I like this sign- I should tweak it and stake it in my yard

Anyway, so Saturday morning when I go out to the car I notice a bright red Hot Pocket box in his front yard, inside his chain link fence. I come back home 2 hours later and the box in now in our front  yard. No way it could have blown up over his 4 foot tall fence- they had to have come out and thrown it in our yard thinking it was ours. A. I don't buy Hot Pockets so it wasn't ours, B. How rude to throw it into our yard and C. Fuck you Old Man! I picked it up and threw it back into their yard while saying "fucking bullshit, no my god damn hot pockets!" I proceeded to go out in the backyard where James was picking up dog poop and the nasty old mans wife happened to be on her porch (gasp- I can count on my hands the number of times I've seen her in the 5 years we've lived next door).

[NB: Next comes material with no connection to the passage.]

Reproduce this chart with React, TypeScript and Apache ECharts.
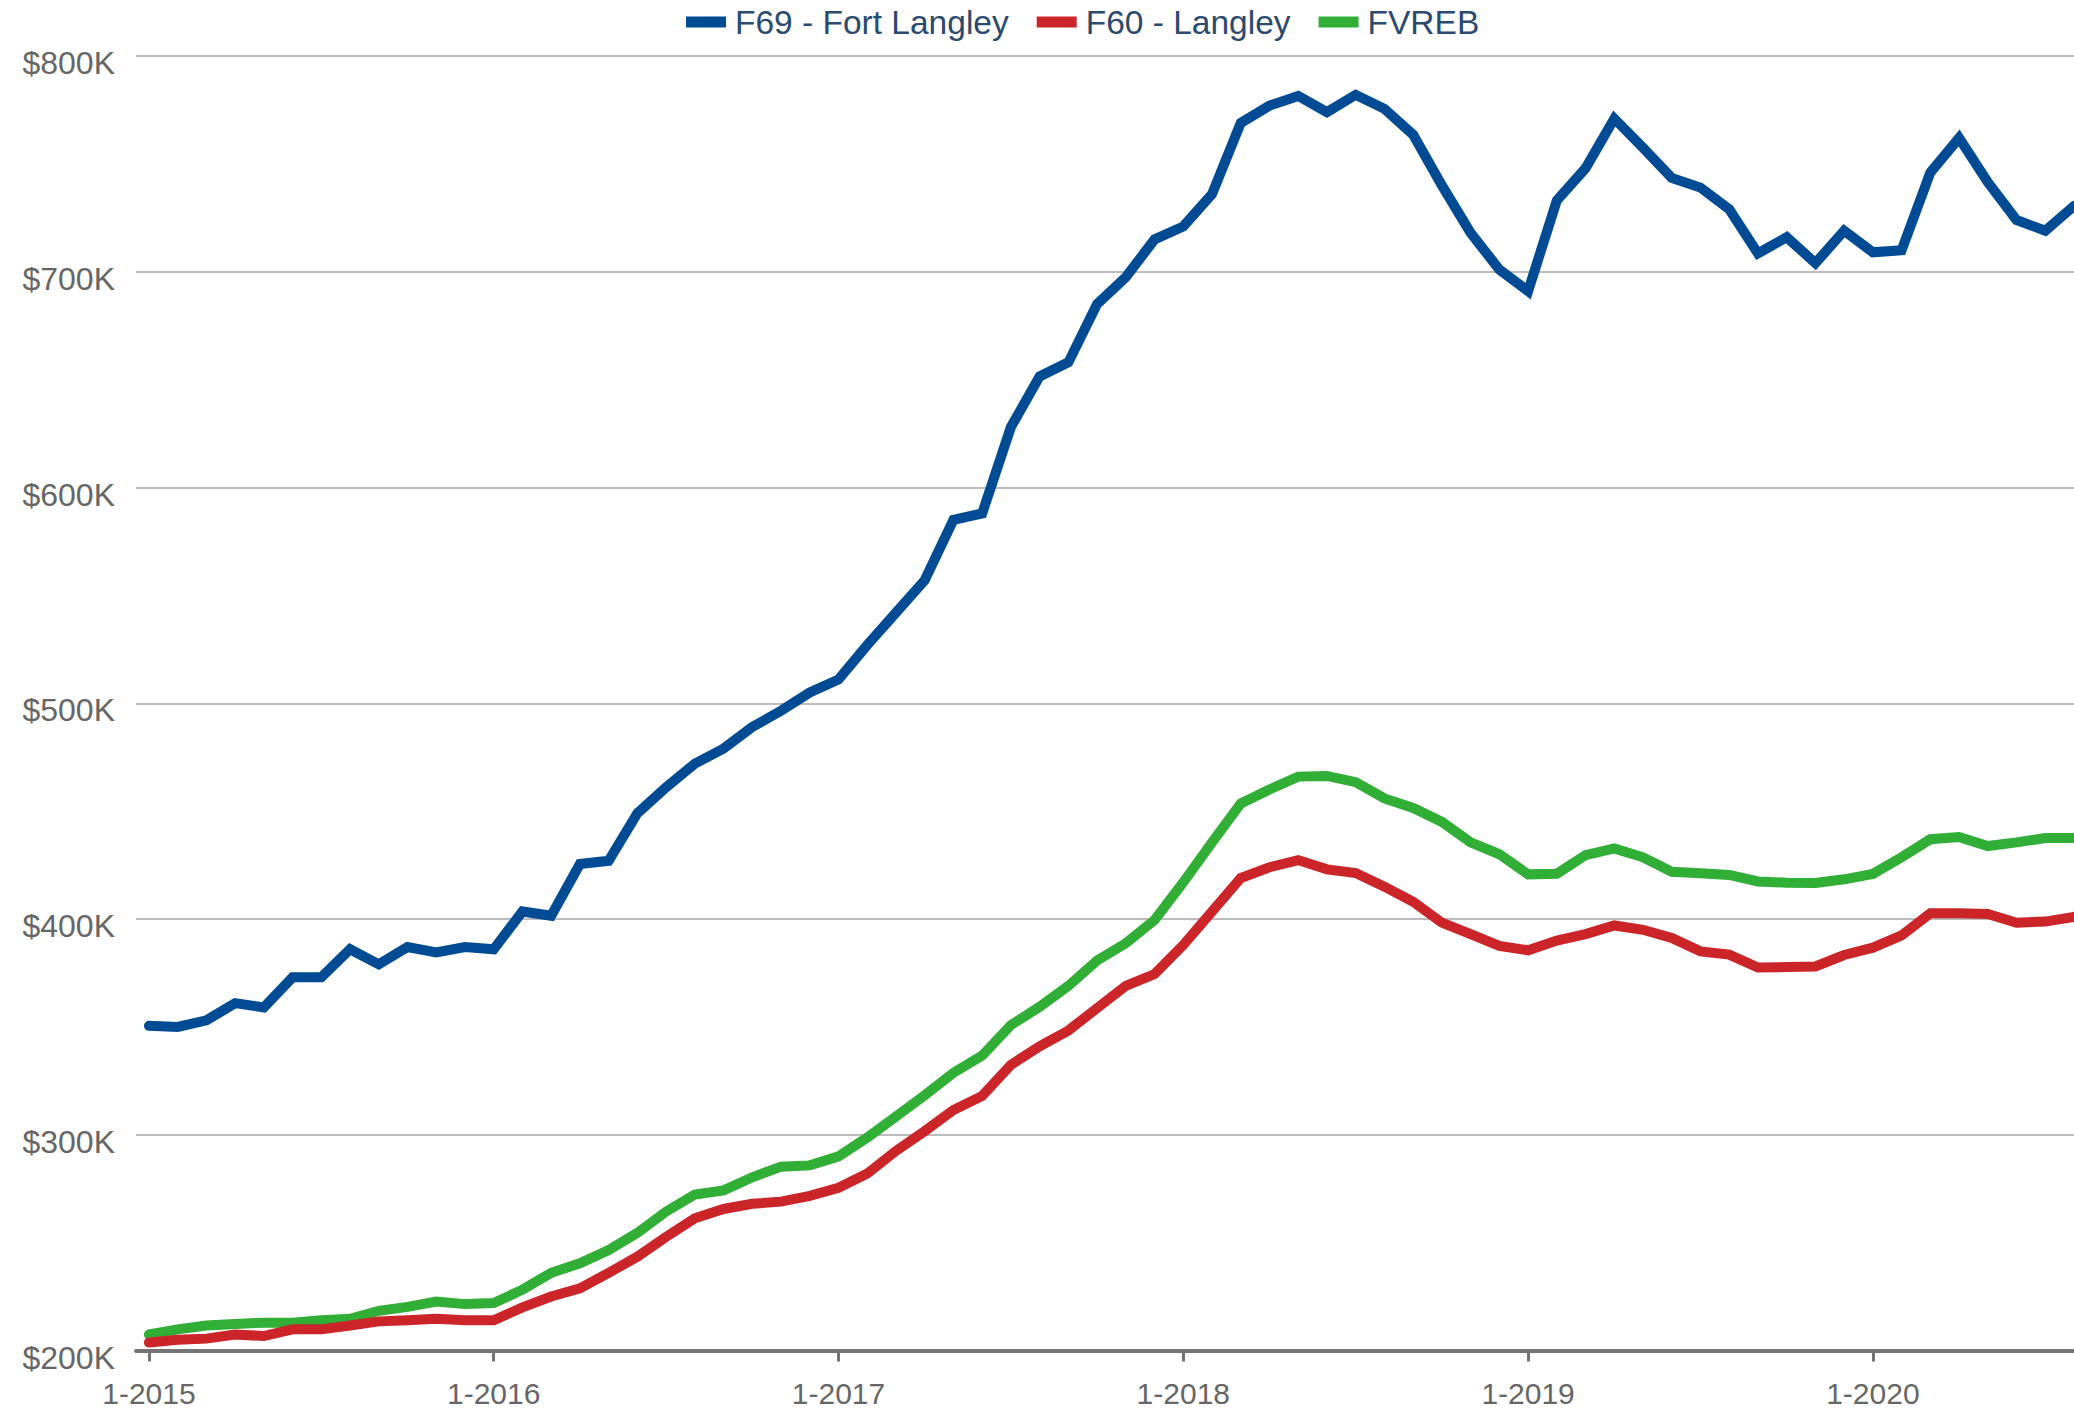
import React, { useEffect, useRef } from "react";
import * as echarts from "echarts";

// Monthly values in $K, starting 1-2015 (index 0) through 8-2020 (index 67)
const startYear = 2015;
const xTickMonths = [0, 12, 24, 36, 48, 60];
const yTicks = [200, 300, 400, 500, 600, 700, 800];

const fortLangley = [
  350.5, 350, 353, 361, 359, 373, 373, 386, 379, 387, 384.5, 387,
  386, 403.5, 401.5, 425.5, 427, 449, 461, 472, 479, 489, 496.5, 505,
  511, 527, 542, 557, 585, 588, 628, 651.5, 658, 685, 697.5, 715,
  721, 736, 769, 777, 781.5, 774, 782, 775.5, 763.5, 740, 718, 701,
  691, 733, 748, 771, 757.5, 743.5, 739, 729, 708.5, 716, 704, 719,
  709, 710, 746, 762, 741.5, 724, 719, 730.5,
];

const langley = [
  203.7, 205, 205.5, 207.4, 206.7, 209.8, 209.8, 211.6, 213.5, 214, 214.7, 214,
  214, 220, 225, 228.8, 236, 243.5, 252.7, 261.3, 265.6, 268, 269, 271.7,
  275.4, 282, 292.5, 301.7, 311.5, 318, 332.4, 341, 348.3, 358.7, 369, 374.5,
  388, 403.5, 419, 424, 427.3, 423, 421.3, 415, 408, 398.3, 393, 387.5,
  385.5, 390, 393, 397, 395, 391.2, 385, 383.5, 377.5, 377.7, 378, 383.3,
  386.7, 392.4, 402.7, 402.7, 402.3, 398.3, 398.8, 401,
];

const fvreb = [
  207.4, 209.8, 211.6, 212.3, 212.9, 212.9, 214, 214.7, 218.4, 220.2, 222.7, 221.5,
  222, 228.2, 236, 240.4, 246.6, 254.5, 264.4, 272.3, 274.2, 280.3, 285.2, 285.8,
  290, 298.7, 308.5, 318.3, 328.7, 336.7, 350.8, 359.3, 369, 380.8, 388.8, 399.5,
  417, 435.5, 453.5, 460, 466, 466.3, 463.4, 455.9, 451.5, 445, 435.5, 430,
  420.7, 421, 429.6, 432.7, 428.6, 421.9, 421.2, 420.4, 417.4, 416.8, 416.7, 418.4,
  420.9, 428.6, 437, 438, 433.8, 435.5, 437.5, 437.5,
];

const seriesNames = ["F69 - Fort Langley", "F60 - Langley", "FVREB"];
const seriesColors = ["#004b93", "#cc2529", "#31ae36"];
const seriesData = [fortLangley, langley, fvreb];

export default function App() {
  const ref = useRef<HTMLDivElement>(null);

  useEffect(() => {
    if (!ref.current) return;
    const chart = echarts.init(ref.current, undefined, { renderer: "svg" });
    const font = "'Liberation Sans', Arial, sans-serif";
    chart.setOption({
      animation: false,
      backgroundColor: "#ffffff",
      textStyle: { fontFamily: font },
      legend: {
        left: 681,
        top: 0,
        icon: "rect",
        itemWidth: 40,
        itemHeight: 11,
        itemGap: 28,
        data: seriesNames,
        textStyle: {
          fontSize: 33.5,
          color: "#2c4a6e",
          fontFamily: font,
          padding: [0, 0, 0, 4],
        },
      },
      grid: { left: 136, right: 0, top: 56, bottom: 58.5, containLabel: false },
      xAxis: {
        type: "value",
        min: -0.45,
        max: 67,
        splitLine: { show: false },
        axisLine: { show: true, lineStyle: { color: "#747474", width: 4 } },
        axisTick: {
          show: true,
          customValues: xTickMonths,
          length: 11,
          lineStyle: { color: "#747474", width: 3 },
        },
        axisLabel: {
          customValues: xTickMonths,
          formatter: (v: number) => `1-${startYear + Math.round(v / 12)}`,
          fontSize: 30,
          color: "#666666",
          margin: 28,
          fontFamily: font,
        },
      },
      yAxis: {
        type: "value",
        min: yTicks[0],
        max: yTicks[yTicks.length - 1],
        interval: 100,
        axisLine: { show: false },
        axisTick: { show: false },
        splitLine: { lineStyle: { color: "#bdbdbd", width: 2 } },
        axisLabel: {
          formatter: (v: number) => `$${v}K`,
          fontSize: 32,
          color: "#666666",
          margin: 21,
          verticalAlign: "top",
          lineHeight: 14,
          fontFamily: font,
        },
      },
      series: seriesNames.map((name, k) => ({
        name,
        type: "line",
        showSymbol: false,
        symbol: "none",
        color: seriesColors[k],
        lineStyle: { width: 10, color: seriesColors[k], cap: "round", join: "miter" },
        data: seriesData[k].map((v, i) => [i, v]),
        z: 3 - k,
      })),
    });
    return () => chart.dispose();
  }, []);

  return (
    <div
      ref={ref}
      style={{ position: "fixed", left: 0, top: 0, width: 2074, height: 1409 }}
    />
  );
}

So I ask James, "Did you eat hot pockets?" "No." "Because there is a box in our front yard- it WAS over in the neighbors yard, they must have throw it over here. That really irritates me, it's not my job to pick up their trash and it's not our damn hot pockets." Well she quickly popped back inside and shut her sliding glass door, closed the blinds. When the gardner (aka random man from craigslist) they hired came over to pull the weeds (in the yard they never go out in) I wanted to take him
some f*ing hot pockets.
Tomorrow I'll try to vent less. In the meantime have a FUN and healthy day! Enjoy the fact that my neighbor is not yours!